[START]

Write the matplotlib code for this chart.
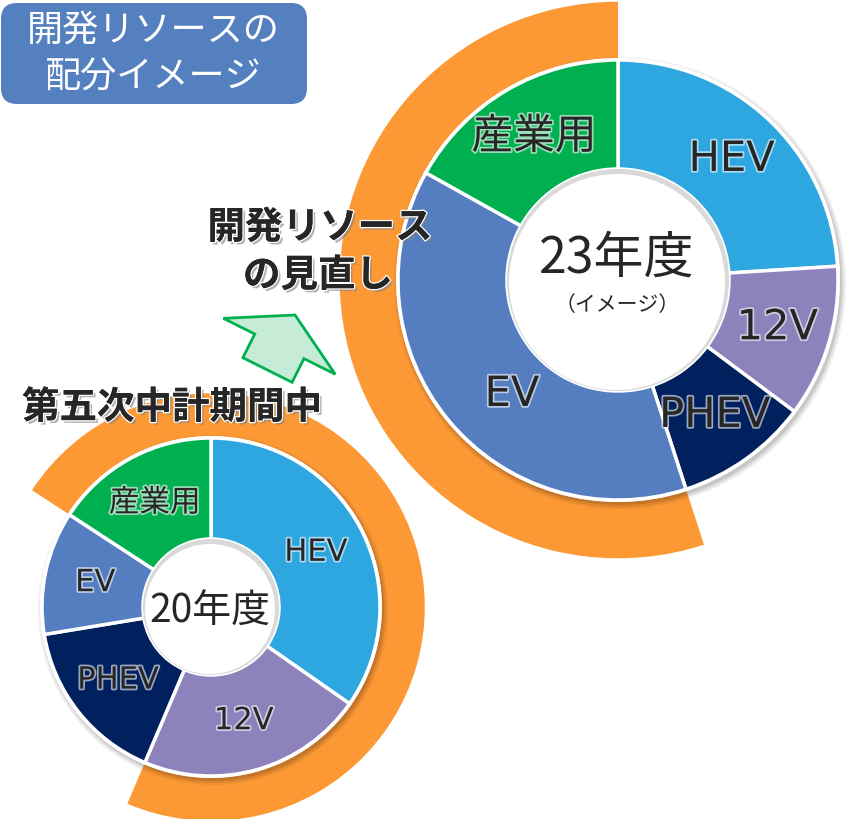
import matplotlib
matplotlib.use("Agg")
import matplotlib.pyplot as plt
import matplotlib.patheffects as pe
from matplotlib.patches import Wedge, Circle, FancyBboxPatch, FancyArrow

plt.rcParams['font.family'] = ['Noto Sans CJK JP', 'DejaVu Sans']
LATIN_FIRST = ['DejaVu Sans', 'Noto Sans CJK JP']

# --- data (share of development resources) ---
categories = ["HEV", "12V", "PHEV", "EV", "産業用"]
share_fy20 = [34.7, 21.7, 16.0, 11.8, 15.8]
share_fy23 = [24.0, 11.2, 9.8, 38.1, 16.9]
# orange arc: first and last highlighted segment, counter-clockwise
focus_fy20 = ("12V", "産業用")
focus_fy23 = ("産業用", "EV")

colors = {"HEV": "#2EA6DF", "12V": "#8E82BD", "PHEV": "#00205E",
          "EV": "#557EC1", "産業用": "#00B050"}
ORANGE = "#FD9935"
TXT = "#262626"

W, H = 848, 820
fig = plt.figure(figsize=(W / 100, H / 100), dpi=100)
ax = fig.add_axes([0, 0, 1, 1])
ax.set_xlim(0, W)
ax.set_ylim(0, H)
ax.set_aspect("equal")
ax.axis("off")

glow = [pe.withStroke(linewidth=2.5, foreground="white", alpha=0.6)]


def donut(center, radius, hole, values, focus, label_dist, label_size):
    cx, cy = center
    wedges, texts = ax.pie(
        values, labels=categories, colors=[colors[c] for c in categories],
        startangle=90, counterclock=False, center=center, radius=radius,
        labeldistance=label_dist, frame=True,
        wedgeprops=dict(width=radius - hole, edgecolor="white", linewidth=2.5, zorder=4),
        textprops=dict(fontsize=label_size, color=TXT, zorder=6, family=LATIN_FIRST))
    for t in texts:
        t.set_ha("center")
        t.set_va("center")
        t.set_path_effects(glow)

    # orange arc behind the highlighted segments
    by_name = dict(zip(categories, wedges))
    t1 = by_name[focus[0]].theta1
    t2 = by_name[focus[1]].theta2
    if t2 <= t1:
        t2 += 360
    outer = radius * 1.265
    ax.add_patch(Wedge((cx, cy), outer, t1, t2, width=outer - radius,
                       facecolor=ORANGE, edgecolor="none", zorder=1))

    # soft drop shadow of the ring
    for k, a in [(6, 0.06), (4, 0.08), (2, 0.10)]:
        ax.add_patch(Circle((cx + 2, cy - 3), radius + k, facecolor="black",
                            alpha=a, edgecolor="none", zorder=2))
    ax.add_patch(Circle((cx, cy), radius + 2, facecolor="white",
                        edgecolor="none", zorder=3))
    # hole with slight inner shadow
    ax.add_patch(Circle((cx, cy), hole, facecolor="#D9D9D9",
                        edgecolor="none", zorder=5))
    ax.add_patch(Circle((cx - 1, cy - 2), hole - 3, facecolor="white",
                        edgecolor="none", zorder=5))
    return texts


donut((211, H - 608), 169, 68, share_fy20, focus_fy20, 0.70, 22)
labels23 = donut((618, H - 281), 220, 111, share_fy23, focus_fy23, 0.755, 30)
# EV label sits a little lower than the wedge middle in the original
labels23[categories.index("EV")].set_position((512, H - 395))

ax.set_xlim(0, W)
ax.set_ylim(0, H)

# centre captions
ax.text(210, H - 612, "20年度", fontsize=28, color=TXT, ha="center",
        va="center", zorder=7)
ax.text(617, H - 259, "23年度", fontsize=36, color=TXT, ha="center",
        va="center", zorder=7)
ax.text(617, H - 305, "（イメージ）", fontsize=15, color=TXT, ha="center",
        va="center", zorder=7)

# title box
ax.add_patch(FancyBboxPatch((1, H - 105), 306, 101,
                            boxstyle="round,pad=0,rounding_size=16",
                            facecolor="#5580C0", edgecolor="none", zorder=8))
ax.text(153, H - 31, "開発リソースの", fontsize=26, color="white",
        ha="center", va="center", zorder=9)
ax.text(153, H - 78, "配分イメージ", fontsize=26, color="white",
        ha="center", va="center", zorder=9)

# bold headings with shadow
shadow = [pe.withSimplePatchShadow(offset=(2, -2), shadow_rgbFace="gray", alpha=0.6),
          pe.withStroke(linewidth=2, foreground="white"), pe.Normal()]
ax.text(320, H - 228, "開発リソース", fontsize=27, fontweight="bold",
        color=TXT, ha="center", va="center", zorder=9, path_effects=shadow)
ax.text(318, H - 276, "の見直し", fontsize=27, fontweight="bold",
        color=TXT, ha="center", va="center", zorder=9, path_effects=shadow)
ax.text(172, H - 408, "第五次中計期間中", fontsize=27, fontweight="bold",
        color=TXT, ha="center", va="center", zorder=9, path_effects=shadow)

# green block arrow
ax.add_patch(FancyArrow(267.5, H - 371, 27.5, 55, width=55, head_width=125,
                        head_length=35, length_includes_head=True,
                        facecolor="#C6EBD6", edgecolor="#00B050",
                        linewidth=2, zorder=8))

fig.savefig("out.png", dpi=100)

[END]

Print the full listing exactly, dropping the pictures.

Write the matplotlib code for this chart.
import matplotlib
matplotlib.use("Agg")
import matplotlib.pyplot as plt
import matplotlib.patheffects as pe
from matplotlib.patches import Wedge, Circle, FancyBboxPatch, FancyArrow

plt.rcParams['font.family'] = ['Noto Sans CJK JP', 'DejaVu Sans']
LATIN_FIRST = ['DejaVu Sans', 'Noto Sans CJK JP']

# --- data (share of development resources) ---
categories = ["HEV", "12V", "PHEV", "EV", "産業用"]
share_fy20 = [34.7, 21.7, 16.0, 11.8, 15.8]
share_fy23 = [24.0, 11.2, 9.8, 38.1, 16.9]
# orange arc: first and last highlighted segment, counter-clockwise
focus_fy20 = ("12V", "産業用")
focus_fy23 = ("産業用", "EV")

colors = {"HEV": "#2EA6DF", "12V": "#8E82BD", "PHEV": "#00205E",
          "EV": "#557EC1", "産業用": "#00B050"}
ORANGE = "#FD9935"
TXT = "#262626"

W, H = 848, 820
fig = plt.figure(figsize=(W / 100, H / 100), dpi=100)
ax = fig.add_axes([0, 0, 1, 1])
ax.set_xlim(0, W)
ax.set_ylim(0, H)
ax.set_aspect("equal")
ax.axis("off")

glow = [pe.withStroke(linewidth=2.5, foreground="white", alpha=0.6)]


def donut(center, radius, hole, values, focus, label_dist, label_size):
    cx, cy = center
    wedges, texts = ax.pie(
        values, labels=categories, colors=[colors[c] for c in categories],
        startangle=90, counterclock=False, center=center, radius=radius,
        labeldistance=label_dist, frame=True,
        wedgeprops=dict(width=radius - hole, edgecolor="white", linewidth=2.5, zorder=4),
        textprops=dict(fontsize=label_size, color=TXT, zorder=6, family=LATIN_FIRST))
    for t in texts:
        t.set_ha("center")
        t.set_va("center")
        t.set_path_effects(glow)

    # orange arc behind the highlighted segments
    by_name = dict(zip(categories, wedges))
    t1 = by_name[focus[0]].theta1
    t2 = by_name[focus[1]].theta2
    if t2 <= t1:
        t2 += 360
    outer = radius * 1.265
    ax.add_patch(Wedge((cx, cy), outer, t1, t2, width=outer - radius,
                       facecolor=ORANGE, edgecolor="none", zorder=1))

    # soft drop shadow of the ring
    for k, a in [(6, 0.06), (4, 0.08), (2, 0.10)]:
        ax.add_patch(Circle((cx + 2, cy - 3), radius + k, facecolor="black",
                            alpha=a, edgecolor="none", zorder=2))
    ax.add_patch(Circle((cx, cy), radius + 2, facecolor="white",
                        edgecolor="none", zorder=3))
    # hole with slight inner shadow
    ax.add_patch(Circle((cx, cy), hole, facecolor="#D9D9D9",
                        edgecolor="none", zorder=5))
    ax.add_patch(Circle((cx - 1, cy - 2), hole - 3, facecolor="white",
                        edgecolor="none", zorder=5))
    return texts


donut((211, H - 608), 169, 68, share_fy20, focus_fy20, 0.70, 22)
labels23 = donut((618, H - 281), 220, 111, share_fy23, focus_fy23, 0.755, 30)
# EV label sits a little lower than the wedge middle in the original
labels23[categories.index("EV")].set_position((512, H - 395))

ax.set_xlim(0, W)
ax.set_ylim(0, H)

# centre captions
ax.text(210, H - 612, "20年度", fontsize=28, color=TXT, ha="center",
        va="center", zorder=7)
ax.text(617, H - 259, "23年度", fontsize=36, color=TXT, ha="center",
        va="center", zorder=7)
ax.text(617, H - 305, "（イメージ）", fontsize=15, color=TXT, ha="center",
        va="center", zorder=7)

# title box
ax.add_patch(FancyBboxPatch((1, H - 105), 306, 101,
                            boxstyle="round,pad=0,rounding_size=16",
                            facecolor="#5580C0", edgecolor="none", zorder=8))
ax.text(153, H - 31, "開発リソースの", fontsize=26, color="white",
        ha="center", va="center", zorder=9)
ax.text(153, H - 78, "配分イメージ", fontsize=26, color="white",
        ha="center", va="center", zorder=9)

# bold headings with shadow
shadow = [pe.withSimplePatchShadow(offset=(2, -2), shadow_rgbFace="gray", alpha=0.6),
          pe.withStroke(linewidth=2, foreground="white"), pe.Normal()]
ax.text(320, H - 228, "開発リソース", fontsize=27, fontweight="bold",
        color=TXT, ha="center", va="center", zorder=9, path_effects=shadow)
ax.text(318, H - 276, "の見直し", fontsize=27, fontweight="bold",
        color=TXT, ha="center", va="center", zorder=9, path_effects=shadow)
ax.text(172, H - 408, "第五次中計期間中", fontsize=27, fontweight="bold",
        color=TXT, ha="center", va="center", zorder=9, path_effects=shadow)

# green block arrow
ax.add_patch(FancyArrow(267.5, H - 371, 27.5, 55, width=55, head_width=125,
                        head_length=35, length_includes_head=True,
                        facecolor="#C6EBD6", edgecolor="#00B050",
                        linewidth=2, zorder=8))

fig.savefig("out.png", dpi=100)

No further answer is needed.